CHALLENGE
Copy the records below exactly as they appear.

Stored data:
------------------------
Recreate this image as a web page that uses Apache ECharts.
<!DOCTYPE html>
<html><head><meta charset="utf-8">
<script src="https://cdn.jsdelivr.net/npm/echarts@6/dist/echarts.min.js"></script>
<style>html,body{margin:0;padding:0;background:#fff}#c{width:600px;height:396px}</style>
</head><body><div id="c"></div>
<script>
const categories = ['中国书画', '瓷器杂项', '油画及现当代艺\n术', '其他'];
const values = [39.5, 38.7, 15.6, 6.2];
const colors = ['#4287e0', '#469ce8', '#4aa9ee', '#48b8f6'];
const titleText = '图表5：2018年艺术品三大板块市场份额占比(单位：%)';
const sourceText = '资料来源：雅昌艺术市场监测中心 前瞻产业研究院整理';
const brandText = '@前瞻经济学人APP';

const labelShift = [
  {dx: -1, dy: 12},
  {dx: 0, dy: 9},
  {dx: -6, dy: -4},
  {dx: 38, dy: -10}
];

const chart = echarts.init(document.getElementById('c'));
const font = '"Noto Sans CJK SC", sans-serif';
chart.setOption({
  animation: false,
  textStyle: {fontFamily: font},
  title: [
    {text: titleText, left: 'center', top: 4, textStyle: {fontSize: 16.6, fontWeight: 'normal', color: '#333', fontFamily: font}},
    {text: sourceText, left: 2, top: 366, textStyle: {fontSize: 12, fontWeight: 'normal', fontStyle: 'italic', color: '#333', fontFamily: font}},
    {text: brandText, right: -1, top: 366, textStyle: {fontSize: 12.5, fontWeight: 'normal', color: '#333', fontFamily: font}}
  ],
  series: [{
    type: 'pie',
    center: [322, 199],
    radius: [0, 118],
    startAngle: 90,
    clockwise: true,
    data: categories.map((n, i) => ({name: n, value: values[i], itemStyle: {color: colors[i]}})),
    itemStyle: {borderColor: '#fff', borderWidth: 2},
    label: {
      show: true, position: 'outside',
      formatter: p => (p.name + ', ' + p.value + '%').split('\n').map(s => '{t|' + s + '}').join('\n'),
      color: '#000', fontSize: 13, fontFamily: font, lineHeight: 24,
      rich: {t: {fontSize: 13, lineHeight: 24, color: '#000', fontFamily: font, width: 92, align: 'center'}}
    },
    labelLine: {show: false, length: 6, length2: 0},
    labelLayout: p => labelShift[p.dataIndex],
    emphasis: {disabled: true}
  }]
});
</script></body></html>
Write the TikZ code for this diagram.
------------------------
WRITTEN ANSWER
Recreate this image as a web page that uses Apache ECharts.
<!DOCTYPE html>
<html><head><meta charset="utf-8">
<script src="https://cdn.jsdelivr.net/npm/echarts@6/dist/echarts.min.js"></script>
<style>html,body{margin:0;padding:0;background:#fff}#c{width:600px;height:396px}</style>
</head><body><div id="c"></div>
<script>
const categories = ['中国书画', '瓷器杂项', '油画及现当代艺\n术', '其他'];
const values = [39.5, 38.7, 15.6, 6.2];
const colors = ['#4287e0', '#469ce8', '#4aa9ee', '#48b8f6'];
const titleText = '图表5：2018年艺术品三大板块市场份额占比(单位：%)';
const sourceText = '资料来源：雅昌艺术市场监测中心 前瞻产业研究院整理';
const brandText = '@前瞻经济学人APP';

const labelShift = [
  {dx: -1, dy: 12},
  {dx: 0, dy: 9},
  {dx: -6, dy: -4},
  {dx: 38, dy: -10}
];

const chart = echarts.init(document.getElementById('c'));
const font = '"Noto Sans CJK SC", sans-serif';
chart.setOption({
  animation: false,
  textStyle: {fontFamily: font},
  title: [
    {text: titleText, left: 'center', top: 4, textStyle: {fontSize: 16.6, fontWeight: 'normal', color: '#333', fontFamily: font}},
    {text: sourceText, left: 2, top: 366, textStyle: {fontSize: 12, fontWeight: 'normal', fontStyle: 'italic', color: '#333', fontFamily: font}},
    {text: brandText, right: -1, top: 366, textStyle: {fontSize: 12.5, fontWeight: 'normal', color: '#333', fontFamily: font}}
  ],
  series: [{
    type: 'pie',
    center: [322, 199],
    radius: [0, 118],
    startAngle: 90,
    clockwise: true,
    data: categories.map((n, i) => ({name: n, value: values[i], itemStyle: {color: colors[i]}})),
    itemStyle: {borderColor: '#fff', borderWidth: 2},
    label: {
      show: true, position: 'outside',
      formatter: p => (p.name + ', ' + p.value + '%').split('\n').map(s => '{t|' + s + '}').join('\n'),
      color: '#000', fontSize: 13, fontFamily: font, lineHeight: 24,
      rich: {t: {fontSize: 13, lineHeight: 24, color: '#000', fontFamily: font, width: 92, align: 'center'}}
    },
    labelLine: {show: false, length: 6, length2: 0},
    labelLayout: p => labelShift[p.dataIndex],
    emphasis: {disabled: true}
  }]
});
</script></body></html>
Write the TikZ code for this diagram.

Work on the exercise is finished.